Last updated 2 June 2026.
Frequently asked questions
- What is Base64 used for?
- Base64 represents binary data using only 64 printable ASCII characters, so it can travel safely through text-only systems. It’s common in data URIs, email attachments (MIME), JSON Web Tokens, HTTP basic auth headers, and anywhere binary needs to be embedded in text.
- Does it handle emoji and accented characters?
- Yes. The encoder converts your text to UTF-8 bytes before encoding, so emoji, accented letters and characters from any language round-trip perfectly — something the browser’s raw btoa() can’t do on its own.
- What does “URL-safe” mean?
- Standard Base64 uses “+” and “/”, which have special meaning in URLs. URL-safe Base64 (base64url) replaces them with “-” and “_” and usually drops the “=” padding, so the value can be dropped into a URL or filename without escaping.

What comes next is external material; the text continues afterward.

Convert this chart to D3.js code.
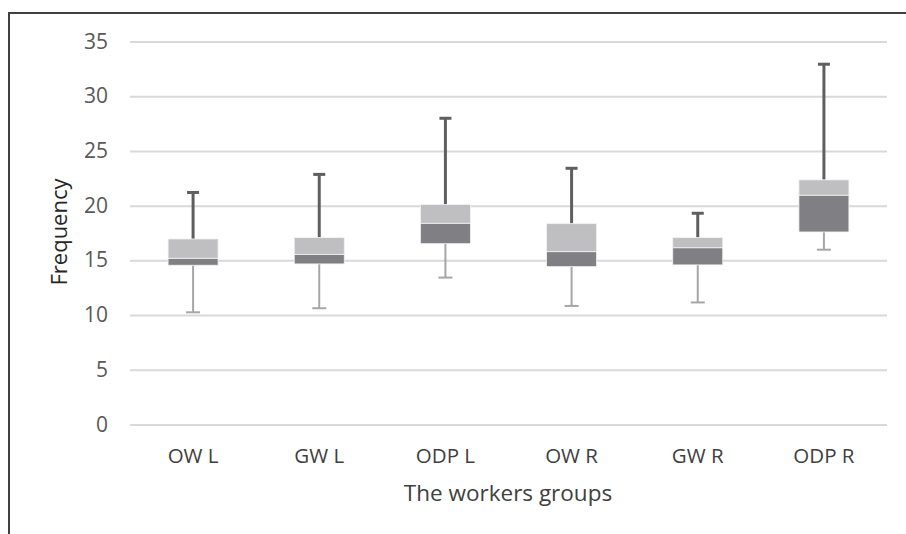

- Why won’t my Base64 decode?
- The most common causes are characters that aren’t part of the Base64 alphabet or a truncated string. This tool ignores spaces and line breaks and restores missing padding, so if it still reports an error, the input is likely incomplete or not actually Base64.
- Is my data sent to a server?
- No. All encoding and decoding happens locally in your browser. Whatever you paste never leaves your device, and the tool keeps working offline once the page has loaded.
- Is Base64 a form of encryption?
- No — it’s encoding, not encryption. Base64 is fully reversible by anyone and provides no security or secrecy. Never use it to protect sensitive information; use real encryption for that.